Думаю, это и к бочаровскому слогу очень подходит. «Словечки» чуял. Умел поймать, услышать, сказать так, что забиралось навсегда под череп и потом оставалось на всю жизнь. Насколько ценны его замечания «по поводу» и «в связи»! Как хороши блистательные рассуждения на полях пушкинских штудий Юрия Николаевича Чумакова. «В семантическом фараоне текста» (Знамя. 2011. № 9) завораживает проницательным «колдовством» над «Пиковой дамой», продолжающим наблюдения немецкого литературоведа Вольфа Шмида. Сквозь это филологическое «гадание», в этом переборе цитат, реплик предшественников, думавших немало над «Пиковой дамой», открываются наброски новых исследований.

У него была особая память и редкий дар слова — письменного и устного. По-детски свежего, неожиданного. СГБ был очень непосредственным. И потрясающе умел смешить и смеяться. Ходили легенды о посиделках с А.П. Чудаковым и Ю.Н. Чумаковым, многолетних друзьях и собеседниках, об их общем пристрастии к футболу.

Когда в 2009 году не стало Анны Ивановны Журавлевой, к ее последней книге (Журавлева А.И. Кое-что из былого и дум. М., 2013), которую она не дождалась, мы попросили написать предисловие именно СГБ. В этом коротком вступлении сказалось так много и емко… И не только в словах, но и в ритме, особом бочаровском узнаваемом почерке и подходе к делу, интонации, одновременно итожащей и напутственной: «Это книга за целую жизнь…». И дальше спустя несколько фрагментов-ступеней, словно бы не торопясь, но очень сжато и крупно обозначил весь завершенный путь : «Это книга за жизнь, и читать ее надо, не пропуская звеньев…».

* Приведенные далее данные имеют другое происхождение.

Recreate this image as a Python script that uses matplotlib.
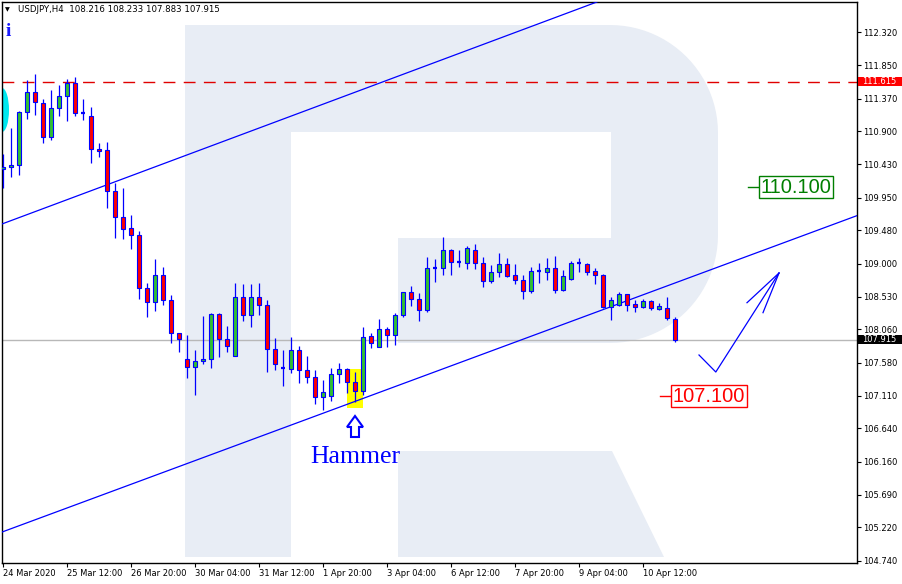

Мне кажется, он в каждой своей частной или крупной работе — будь то Гоголь, Пушкин, Сервантес, Достоевский, сюжеты мировой литературы, вел нас по расщелинам стилей, прочерчивая живой и захватывающий рисунок судеб.

Любопытна «исповедно-завещательная библиография» СГБ, составленная в том порядке, в каком возникали и действовали важные для него книги (начиная с детства). Последний тридцатый номер в «заветном» книжном списке — Bernanos. «Journal d'un cure de campagne» (Бернанос. «Дневник сельского священника»). Вспоминая СГБ, я перечитала «Дневник…», в который раз посмотрела фильм Робера Брессона, снятый по этой книге. И снова вернулось зримое переживание: уходящее время просвечивает в самых обыденных предметах, в самой плоти бытия. И речь идет не о догматах, а о внутреннем опыте соприкосновения с невидимой реальностью. Я это всегда чувствовала в самом СГБ, в его мысли, облике.